Kanerva Coding for High-Dimensional Spaces

Implement a function kanerva coding td that performs value function approximation using Kanerva coding combined with semi gradient TD(0) learning. Kanerva coding is a sparse binary feature representation for continuous state spaces. A set of prototype points are placed in the state space. For any given state, a binary feature vector is constructed by checking which prototypes lie within a specified distance threshold of that state. These binary features are then used with a linear function approximator for value prediction. Parameters: prototypes: A numpy array of shape (k, d) representing k prototype points in d dimensional space. threshold: A float representing the Euclidean distance threshold. A prototype is activated (feature = 1) if its Euclidean distance to the current state is less than or equal to the threshold. episodes: A list of episodes. Each episode is a list of (state, reward, next state, done) tuples, where state and next state are lists of length d. gamma: Float, the discount factor. alpha: Float, the learning rate for semi gradient TD(0). query states: A numpy array of shape (m, d) representing states to evaluate after training.
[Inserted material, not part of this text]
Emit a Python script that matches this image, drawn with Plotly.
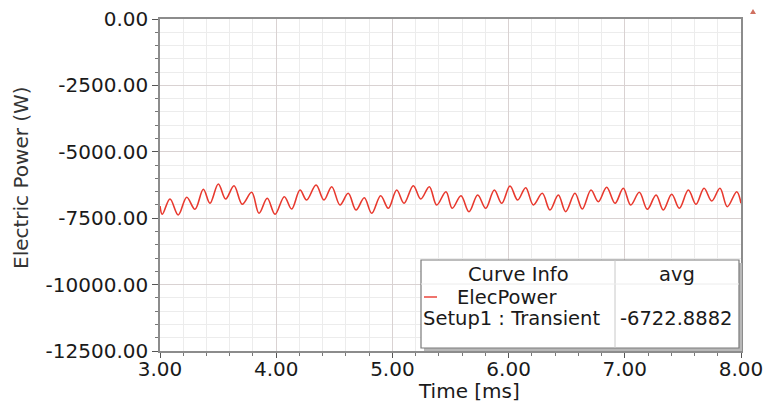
import plotly.graph_objects as go

# ---- data (extrema of the waveform) ----
time_ms = [3.000, 3.020, 3.086, 3.157, 3.230, 3.301, 3.373, 3.430, 3.502, 3.565,
           3.637, 3.708, 3.789, 3.852, 3.923, 3.990, 4.070, 4.133, 4.205, 4.262,
           4.343, 4.411, 4.478, 4.549, 4.620, 4.687, 4.758, 4.822, 4.899, 4.965,
           5.037, 5.100, 5.180, 5.244, 5.318, 5.381, 5.461, 5.515, 5.590, 5.659,
           5.734, 5.803, 5.877, 5.941, 6.012, 6.078, 6.147, 6.213, 6.290, 6.356,
           6.428, 6.491, 6.571, 6.634, 6.709, 6.772, 6.844, 6.916, 6.987, 7.051,
           7.125, 7.194, 7.269, 7.331, 7.404, 7.469, 7.547, 7.613, 7.682, 7.748,
           7.819, 7.882, 7.963, 8.000]
elec_power = [-7041, -7353, -6777, -7379, -6713, -7165, -6412, -6939, -6212, -6777,
              -6276, -6977, -6525, -7315, -6751, -7353, -6690, -7154, -6438, -6815,
              -6250, -6815, -6314, -7003, -6563, -7191, -6728, -7315, -6653, -7127,
              -6438, -6939, -6276, -6777, -6314, -7003, -6502, -7127, -6653, -7255,
              -6626, -7127, -6438, -6939, -6288, -6815, -6352, -7003, -6563, -7191,
              -6626, -7255, -6563, -7154, -6438, -6879, -6337, -6939, -6374, -7003,
              -6525, -7165, -6626, -7191, -6600, -7127, -6438, -6977, -6374, -6852,
              -6374, -7067, -6502, -6939]

x_tickvals = [3, 4, 5, 6, 7, 8]
x_ticktext = ["3.00", "4.00", "5.00", "6.00", "7.00", "8.00"]
y_tickvals = [0, -2500, -5000, -7500, -10000, -12500]
y_ticktext = ["0.00", "-2500.00", "-5000.00", "-7500.00", "-10000.00", "-12500.00"]

x_title = "Time [ms]"
y_title = "Electric Power (W)"
curve_name = "ElecPower"
curve_setup = "Setup1 : Transient"
avg_label = "-6722.8882"

# ---- layout geometry (page pixels; the page body adds an 8px offset) ----
PAGE_W, PAGE_H, OFF = 771, 406, 8
W, H = PAGE_W - OFF, PAGE_H - OFF
L, R, T, B = 160, 741, 19, 351   # plot area in page pixels


def px(x):
    return (x - L) / (R - L)


def py(y):
    return (B - y) / (B - T)


RED = "#e8392e"
FONT = "DejaVu Sans"
TICKFONT = dict(family=FONT, size=20, color="#1a1a1a")

fig = go.Figure()
fig.add_trace(go.Scatter(
    x=time_ms, y=elec_power, mode="lines",
    line=dict(color=RED, width=1.6, shape="spline", smoothing=1.0),
    name=curve_name, showlegend=False, hoverinfo="skip"))

axis_common = dict(
    showline=True, linecolor="#8c8c8c", linewidth=1.5, mirror=True,
    ticks="outside", tickcolor="#555555", tickwidth=1,
    showgrid=True, gridcolor="#d9d2d2", gridwidth=1,
    zeroline=False, tickfont=TICKFONT, automargin=False,
    ticklabeloverflow="allow",
)

fig.update_xaxes(
    range=[3, 8], tickvals=x_tickvals, ticktext=x_ticktext, ticklen=5,
    ticklabelstandoff=-6,
    minor=dict(dtick=0.2, tick0=3, ticks="outside", ticklen=3, tickcolor="#777777",
               showgrid=True, gridcolor="#ececec", gridwidth=1),
    **axis_common)
fig.update_yaxes(
    range=[-12500, 0], tickvals=y_tickvals, ticktext=y_ticktext, ticklen=6,
    minor=dict(dtick=500, tick0=0, ticks="outside", ticklen=3, tickcolor="#777777",
               showgrid=True, gridcolor="#ececec", gridwidth=1),
    **axis_common)

# ---- curve info table (legend box) ----
bx0, by0, bx1, by1, bdiv = 421, 260, 739, 348, 615
shapes = [
    # shadow
    dict(type="rect", xref="paper", yref="paper", x0=px(bx0 + 3), x1=px(bx1 + 3),
         y0=py(by1 + 3), y1=py(by0 + 3), line=dict(width=0), fillcolor="#b8b8b8", layer="above"),
    dict(type="rect", xref="paper", yref="paper", x0=px(bx0), x1=px(bx1),
         y0=py(by1), y1=py(by0), line=dict(color="#7a7a7a", width=1.2),
         fillcolor="white", layer="above"),
    dict(type="line", xref="paper", yref="paper", x0=px(bdiv), x1=px(bdiv),
         y0=py(by1), y1=py(by0), line=dict(color="#c8c8c8", width=1), layer="above"),
    dict(type="line", xref="paper", yref="paper", x0=px(bx0), x1=px(bx1),
         y0=py(284), y1=py(284), line=dict(color="#ececec", width=1), layer="above"),
    dict(type="line", xref="paper", yref="paper", x0=px(424), x1=px(437),
         y0=py(297), y1=py(297), line=dict(color=RED, width=1.4), layer="above"),
    # small marker at top right corner
    dict(type="path", xref="paper", yref="paper",
         path=f"M {px(750)} {py(14)} L {px(756)} {py(14)} L {px(753)} {py(9)} Z",
         line=dict(width=0), fillcolor="#d07060", layer="above"),
]
TABFONT = dict(family=FONT, size=19.5, color="#1a1a1a")
ann = [
    dict(text="Curve Info", x=px(518), y=py(274), xanchor="center", yanchor="middle"),
    dict(text="avg", x=px(677), y=py(274), xanchor="center", yanchor="middle"),
    dict(text=curve_name, x=px(455), y=py(297), xanchor="left", yanchor="middle"),
    dict(text=curve_setup, x=px(421), y=py(318), xanchor="left", yanchor="middle"),
    dict(text=avg_label, x=px(676), y=py(318), xanchor="center", yanchor="middle"),
]
annotations = [dict(a, xref="paper", yref="paper", showarrow=False, font=TABFONT) for a in ann]
annotations.append(dict(text=x_title, x=px(469), y=py(391), xref="paper", yref="paper",
                        xanchor="center", yanchor="middle", showarrow=False,
                        font=dict(family=FONT, size=20, color="#1a1a1a")))
annotations.append(dict(text=y_title, x=px(21), y=py(178), xref="paper", yref="paper",
                        xanchor="center", yanchor="middle", showarrow=False, textangle=-90,
                        font=dict(family=FONT, size=20, color="#333333")))

fig.update_layout(
    width=W, height=H,
    margin=dict(l=L - OFF, r=W - (R - OFF), t=T - OFF, b=H - (B - OFF), pad=0, autoexpand=False),
    plot_bgcolor="white", paper_bgcolor="white",
    shapes=shapes, annotations=annotations,
    showlegend=False,
)

fig.write_html("out.html")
Requirements: Initialize the weight vector (length k) to all zeros. For each transition, construct the binary feature vector for the current state, compute the estimated value, compute the TD error (using bootstrapped next state value unless terminal), and update the weights using the semi gradient TD(0) rule. When a state activates no prototypes, its estimated value is 0. Process all episodes in order, updating weights online. Returns: A tuple (weights, values) where weights is a list of floats of length k (rounded to 4 decimal places) and values is a list of floats of length m (rounded to 4 decimal places) representing estimated values for the query states.